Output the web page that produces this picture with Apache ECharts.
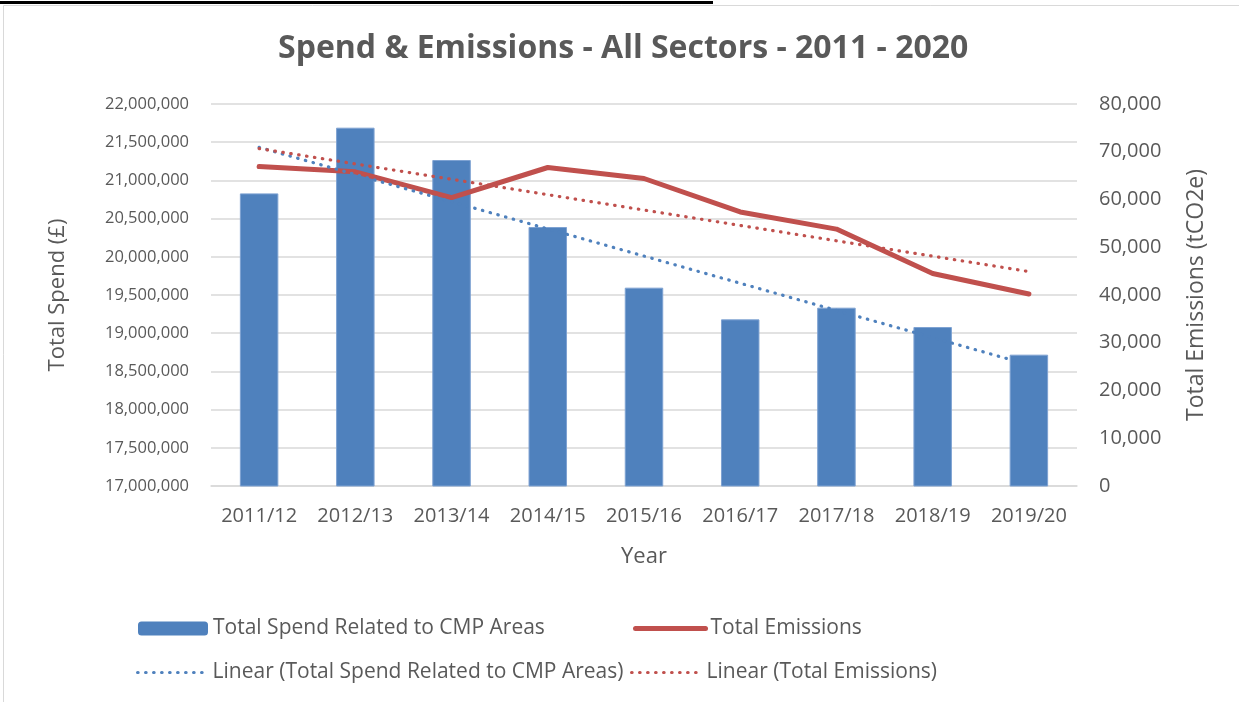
<!DOCTYPE html>
<html>
<head>
<meta charset="utf-8">
<script src="https://cdn.jsdelivr.net/npm/echarts@6/dist/echarts.min.js"></script>
<style>
html,body{margin:0;padding:0;background:#fff;}
#chart{width:1239px;height:702px;}
</style>
</head>
<body>
<div id="chart"></div>
<script>
const categories = ['2011/12','2012/13','2013/14','2014/15','2015/16','2016/17','2017/18','2018/19','2019/20'];
const spend = [20830000, 21690000, 21267000, 20390000, 19596000, 19181000, 19334000, 19081000, 18719000];
const emissions = [66900, 65800, 60400, 66700, 64400, 57400, 53800, 44500, 40200];
const leftTicks = [17000000, 22000000, 500000];
const rightTicks = [0, 80000, 10000];

// Least-squares linear trend of a series (as drawn by the spreadsheet's "Linear" trendline)
function linearTrend(vals) {
  const n = vals.length;
  let sx = 0, sy = 0, sxy = 0, sxx = 0;
  vals.forEach((v, i) => { sx += i; sy += v; sxy += i * v; sxx += i * i; });
  const b = (n * sxy - sx * sy) / (n * sxx - sx * sx);
  const a = (sy - b * sx) / n;
  return vals.map((_, i) => a + b * i);
}
const spendTrend = linearTrend(spend);
const emissionsTrend = linearTrend(emissions);

const FONT = 'Open Sans';
const TXT = '#595959';
const BLUE = '#4F81BD';
const RED = '#C0504D';
const fmt = v => v.toLocaleString('en-US');
const DOTS = [0.5, 7.5];

const chart = echarts.init(document.getElementById('chart'), null, {renderer: 'canvas'});
const legendBase = {
  orient: 'horizontal',
  itemWidth: 70, itemHeight: 14, itemGap: 6,
  textStyle: {fontFamily: FONT, fontSize: 21, color: TXT},
  selectedMode: false
};
chart.setOption({
  animation: false,
  backgroundColor: '#fff',
  title: {
    text: 'Spend & Emissions - All Sectors - 2011 - 2020',
    left: 273, top: 28,
    textStyle: {fontFamily: FONT, fontSize: 32, fontWeight: 'bold', color: TXT}
  },
  grid: {left: 211, right: 162, top: 104, bottom: 216, containLabel: false},
  legend: [
    Object.assign({}, legendBase, {left: 133, top: 613, itemStyle: {borderWidth: 0}, data: ['Total Spend Related to CMP Areas']}),
    Object.assign({}, legendBase, {left: 628, top: 613, itemStyle: {opacity: 0}, lineStyle: {width: 5, cap: 'round'}, data: ['Total Emissions']}),
    Object.assign({}, legendBase, {left: 131, top: 657, itemStyle: {opacity: 0}, lineStyle: {width: 3.2, type: DOTS, cap: 'round'}, data: ['Linear (Total Spend Related to CMP Areas)']}),
    Object.assign({}, legendBase, {left: 625, top: 657, itemStyle: {opacity: 0}, lineStyle: {width: 3.2, type: DOTS, cap: 'round'}, data: ['Linear (Total Emissions)']})
  ],
  xAxis: {
    type: 'category', data: categories,
    name: 'Year', nameLocation: 'middle', nameGap: 60,
    nameTextStyle: {fontFamily: FONT, fontSize: 22, color: TXT},
    axisLine: {show: true, lineStyle: {color: '#d9d9d9', width: 1.5}},
    axisTick: {show: false},
    axisLabel: {fontFamily: FONT, fontSize: 20, color: TXT, margin: 20, interval: 0, hideOverlap: false}
  },
  yAxis: [
    {
      type: 'value', min: leftTicks[0], max: leftTicks[1], interval: leftTicks[2],
      name: 'Total Spend (£)', nameLocation: 'middle', nameGap: 142,
      nameTextStyle: {fontFamily: FONT, fontSize: 22, color: TXT},
      axisLine: {show: false}, axisTick: {show: false},
      axisLabel: {fontFamily: FONT, fontSize: 16.5, color: TXT, margin: 22, formatter: fmt},
      splitLine: {lineStyle: {color: '#d9d9d9', width: 1.5}}
    },
    {
      type: 'value', min: rightTicks[0], max: rightTicks[1], interval: rightTicks[2],
      name: 'Total Emissions (tCO2e)', nameLocation: 'middle', nameGap: 108,
      nameTextStyle: {fontFamily: FONT, fontSize: 23, color: TXT},
      axisLine: {show: false}, axisTick: {show: false},
      axisLabel: {fontFamily: FONT, fontSize: 20, color: TXT, margin: 22, formatter: fmt},
      splitLine: {show: false}
    }
  ],
  series: [
    {
      name: 'Total Spend Related to CMP Areas', type: 'bar', data: spend,
      barWidth: '40%', itemStyle: {color: BLUE, borderColor: '#7ea2d2', borderWidth: 1}
    },
    {
      name: 'Total Emissions', type: 'line', yAxisIndex: 1, data: emissions,
      symbol: 'none', lineStyle: {color: RED, width: 5, cap: 'round', join: 'round'},
      itemStyle: {color: RED}
    },
    {
      name: 'Linear (Total Spend Related to CMP Areas)', type: 'line', data: spendTrend,
      symbol: 'none', lineStyle: {color: BLUE, width: 3.2, type: DOTS, cap: 'round'},
      itemStyle: {color: BLUE}
    },
    {
      name: 'Linear (Total Emissions)', type: 'line', yAxisIndex: 1, data: emissionsTrend,
      symbol: 'none', lineStyle: {color: RED, width: 3.2, type: DOTS, cap: 'round'},
      itemStyle: {color: RED}
    }
  ],
  graphic: [
    {type: 'rect', shape: {x: 3.5, y: 5.5, width: 1260, height: 720}, style: {fill: 'none', stroke: '#d9d9d9', lineWidth: 1}, silent: true},
    {type: 'rect', shape: {x: 0, y: 1, width: 713, height: 3}, style: {fill: '#000'}, silent: true}
  ]
});
</script>
</body>
</html>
────────────────
**DIRECTIVE:**
Extract the lines exactly, please: the first line of the listing, the line with "const rightTicks = [0, 80000, 10000];", and every line between them, but no pictures.

**EXPECTED OUTPUT:**
Output the web page that produces this picture with Apache ECharts.
<!DOCTYPE html>
<html>
<head>
<meta charset="utf-8">
<script src="https://cdn.jsdelivr.net/npm/echarts@6/dist/echarts.min.js"></script>
<style>
html,body{margin:0;padding:0;background:#fff;}
#chart{width:1239px;height:702px;}
</style>
</head>
<body>
<div id="chart"></div>
<script>
const categories = ['2011/12','2012/13','2013/14','2014/15','2015/16','2016/17','2017/18','2018/19','2019/20'];
const spend = [20830000, 21690000, 21267000, 20390000, 19596000, 19181000, 19334000, 19081000, 18719000];
const emissions = [66900, 65800, 60400, 66700, 64400, 57400, 53800, 44500, 40200];
const leftTicks = [17000000, 22000000, 500000];
const rightTicks = [0, 80000, 10000];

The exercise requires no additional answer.